You’ve watched the news. You’ve read all the articles. They’re “all” saying it so it must be true: “It will never come back. And, if it does, it won’t come back in your lifetime!”
So, the only solution is to get out.
If you’ve paid even a little attention to the news over the last six months when the stock market has resembled a rollercoaster ride at Disney World, you’ve seen this in droves. Especially on the heels of what occurred in 2008-2009.
When you’ve reached this point, you’re in the Panic Phase and history has proven that it’s extremely destructive.
At each great market bottom over the last 65 years, including the one we experienced in March, 2009, and the correction we experienced over the summer this year, the exact same headlines existed in newspapers:
“This Time Is Different”
Those four words may be the most destructive collection of words for any investor.
The reality is that it’s always different…..yet the same. The problem is that when we’re in the middle of the “fire”, it’s challenging to remain calm and rational and think long term.

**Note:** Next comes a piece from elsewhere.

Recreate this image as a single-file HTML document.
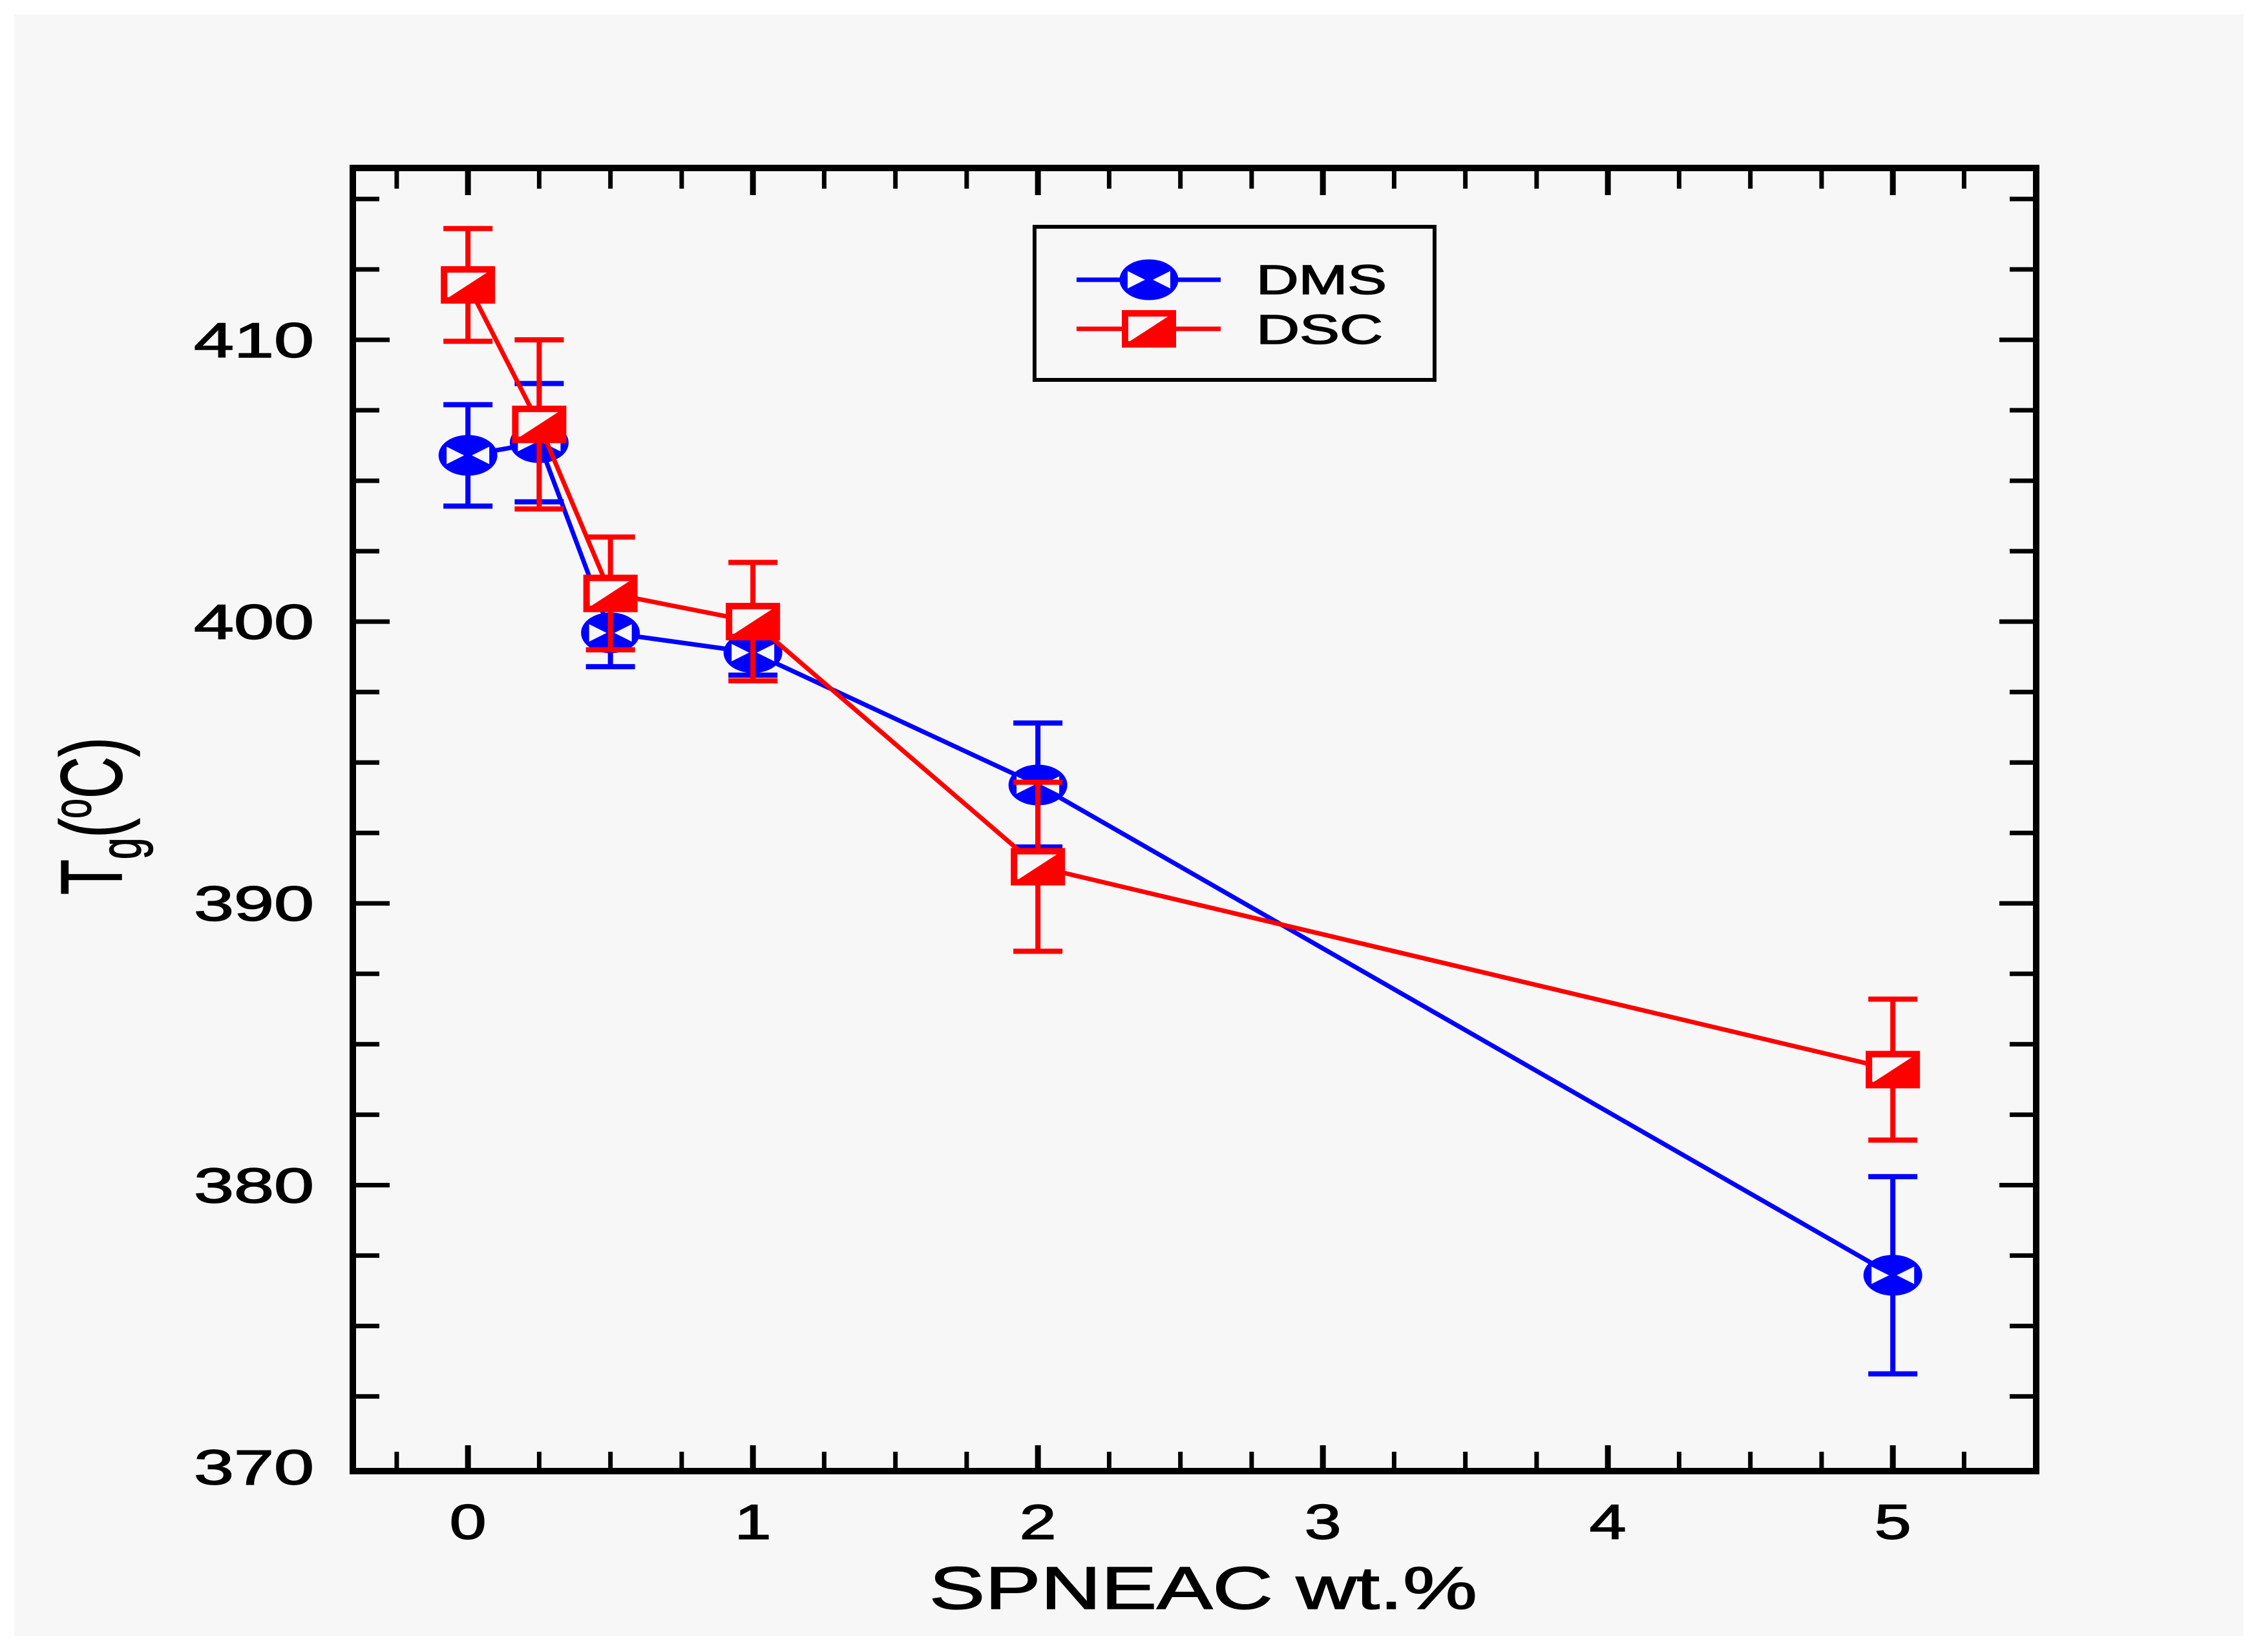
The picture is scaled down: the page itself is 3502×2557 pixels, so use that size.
<!DOCTYPE html>
<html><head><meta charset="utf-8"><style>
html,body{margin:0;padding:0;background:#fff;}
svg{display:block;font-family:"Liberation Sans",Arial,sans-serif;}
</style></head><body>
<svg id="chart" width="3502" height="2557" viewBox="0 0 3502 2557" xmlns="http://www.w3.org/2000/svg">
<rect x="0" y="0" width="3502" height="2557" fill="#ffffff"/>
<rect x="22" y="22" width="3450" height="2510" fill="#f7f7f7"/>
<g id="grid-layer"></g>
<g id="data-layer"></g>
<rect x="1601" y="351" width="619" height="237" fill="none" stroke="#000" stroke-width="6"/>
<g>
<line x1="1666" y1="433" x2="1889" y2="433" stroke="#0000ff" stroke-width="7"/>
<g id="leg-dms"></g>
<text x="1944" y="455" font-size="64" textLength="202" lengthAdjust="spacingAndGlyphs" fill="#000" stroke="#000" stroke-width="1.5">DMS</text>
</g>
<g>
<line x1="1666" y1="509" x2="1889" y2="509" stroke="#ff0000" stroke-width="7"/>
<g id="leg-dsc"></g>
<text x="1944" y="532" font-size="64" textLength="196" lengthAdjust="spacingAndGlyphs" fill="#000" stroke="#000" stroke-width="1.5">DSC</text>
</g>
<text x="1438" y="2490" font-size="93" textLength="848" lengthAdjust="spacingAndGlyphs" fill="#000" stroke="#000" stroke-width="1.5">SPNEAC wt.%</text>
<g transform="translate(188,1385) scale(1.5,1) rotate(-90)">
<text x="0" y="0" font-size="90" fill="#000" stroke="#000" stroke-width="1">T<tspan font-size="60" dy="20">g</tspan><tspan dy="-20">(</tspan><tspan font-size="55" dy="-32">o</tspan><tspan dy="32">C)</tspan></text>
</g>
</svg>
<script>
const categories = [0, 0.25, 0.5, 1, 2, 5];
const dmsValues = [405.9, 406.35, 399.6, 398.9, 394.2, 376.8];
const dmsErrors = [1.8, 2.1, 1.2, 0.8, 2.2, 3.5];
const dscValues = [411.95, 407.0, 401.0, 400.0, 391.3, 384.1];
const dscErrors = [2.0, 3.0, 2.0, 2.1, 3.0, 2.5];
const yTickLabels = [370, 380, 390, 400, 410];
const xTickLabels = [0, 1, 2, 3, 4, 5];

const NS = "http://www.w3.org/2000/svg";
const X0 = 546, X1 = 3151, Y0 = 260, Y1 = 2277;
const xMin = -0.404, xMax = 5.503, yMin = 369.85, yMax = 416.1;
function xs(v){ return X0 + (v - xMin) / (xMax - xMin) * (X1 - X0); }
function ys(v){ return Y1 - (v - yMin) / (yMax - yMin) * (Y1 - Y0); }
function mk(tag, attrs, parent){ const e = document.createElementNS(NS, tag); for (const k in attrs) e.setAttribute(k, attrs[k]); parent.appendChild(e); return e; }

const grid = document.getElementById('grid-layer');
for (let i = 1; ; i++) {
  const v = 370 + i * 2.5; if (v > yMax) break;
  const major = (Math.abs(v % 10) < 1e-6);
  const y = ys(v); const len = major ? 57 : 41;
  const t1 = mk('line', {x1: X0, y1: y, x2: X0 + len, y2: y, stroke: '#000', 'stroke-width': 7}, grid);
  
  
  const t2 = mk('line', {x1: X1, y1: y, x2: X1 - len, y2: y, stroke: '#000', 'stroke-width': 7}, grid);
  
  
}
yTickLabels.forEach(v => {
  const t = mk('text', {x: 486, y: ys(v) + 27, 'font-size': 76, 'text-anchor': 'end', textLength: 186, lengthAdjust: 'spacingAndGlyphs', fill: '#000', stroke: '#000', 'stroke-width': 1.5}, grid);
  t.textContent = v;
  
  
});
for (let i = -1; ; i++) {
  const v = i * 0.25; if (v > xMax) break; if (v < xMin) continue;
  const major = (Math.abs(v - Math.round(v)) < 1e-6);
  const x = xs(v);
  const b = mk('line', {x1: x, y1: Y1, x2: x, y2: Y1 - (major ? 40 : 30), stroke: '#000', 'stroke-width': major ? 9 : 7}, grid);
  
  
  const t = mk('line', {x1: x, y1: Y0, x2: x, y2: Y0 + (major ? 42 : 32), stroke: '#000', 'stroke-width': major ? 9 : 7}, grid);
  
  
}
xTickLabels.forEach(v => {
  const t = mk('text', {x: xs(v), y: 2382, 'font-size': 76, 'text-anchor': 'middle', textLength: 57, lengthAdjust: 'spacingAndGlyphs', fill: '#000', stroke: '#000', 'stroke-width': 1.5}, grid);
  t.textContent = v;
  
  
});
const frame = mk('path', {d: `M${X0} ${Y0}H${X1}V${Y1}H${X0}Z`, fill: 'none', stroke: '#000', 'stroke-width': 10}, grid);



function circleMarker(g, cx, cy){
  const rx = 41, ry = 27;
  mk('ellipse', {cx, cy, rx, ry, fill: '#0000ff', stroke: '#0000ff', 'stroke-width': 9}, g);
  mk('polygon', {points: `${cx-rx+8},${cy-ry*0.5} ${cx-rx+8},${cy+ry*0.5} ${cx-6},${cy}`, fill: '#f7f7f7'}, g);
  mk('polygon', {points: `${cx+rx-8},${cy-ry*0.5} ${cx+rx-8},${cy+ry*0.5} ${cx+6},${cy}`, fill: '#f7f7f7'}, g);
}
function squareMarker(g, cx, cy){
  const w = 74, h = 48;
  mk('rect', {x: cx - w/2, y: cy - h/2, width: w, height: h, fill: '#f7f7f7', stroke: '#ff0000', 'stroke-width': 10}, g);
  mk('polygon', {points: `${cx-w/2},${cy+h/2} ${cx+w/2},${cy-h/2} ${cx+w/2},${cy+h/2}`, fill: '#ff0000'}, g);
}

const data = document.getElementById('data-layer');
function drawSeries(vals, errs, color, name, markerFn){
  const g = mk('g', {}, data);
  
  
  const pts = categories.map((c, i) => `${xs(c)},${ys(vals[i])}`).join(' ');
  const pl = mk('polyline', {points: pts, fill: 'none', stroke: color, 'stroke-width': 7}, g);
  
  
  categories.forEach((c, i) => {
    const x = xs(c), yt = ys(vals[i] + errs[i]), yb = ys(vals[i] - errs[i]);
    const eb = mk('path', {d: `M${x} ${yt}V${yb}M${x-38} ${yt}H${x+38}M${x-38} ${yb}H${x+38}`, stroke: color, 'stroke-width': 8, fill: 'none'}, g);
    
    
  });
  categories.forEach((c, i) => {
    const mg = mk('g', {}, g);
    
    
    markerFn(mg, xs(c), ys(vals[i]));
  });
}
drawSeries(dmsValues, dmsErrors, '#0000ff', 'dms', circleMarker);
drawSeries(dscValues, dscErrors, '#ff0000', 'dsc', squareMarker);
circleMarker(document.getElementById('leg-dms'), 1778, 433);
squareMarker(document.getElementById('leg-dsc'), 1778, 509);
</script>
</body></html>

In the short term, it always appears to be a completely unique period of time. And, the mass media does a great job of selling that.
However, if you study history, what you’ll find is that what contributed to most market bottoms was the same factor.
How to Think About This
What I want you to know is that I’m not suggesting that you should just blissfully invest and pay no attention to anything.
I’m also not suggesting that you shouldn’t feel anxious at times.
What I am suggesting is that the difference between getting market returns and the returns earned by the overwhelming majority of retirees over the last twenty years, which were 58% to 85% less than market index returns, is NOT due to the market.
If it was due to the market, everyone would earn what the market has produced which is extraordinary long term returns.
But, the average retiree earned 58.1% less than the stock market index and 85% less than the bond market index over the last 20 years.
The question you have to ask yourself is WHY.
And, the answer is it’s due to investor behavior.
In other words, what retirees do as opposed to how markets perform, which is 100% in your control.
That’s the good news. Each of these is completely in your control.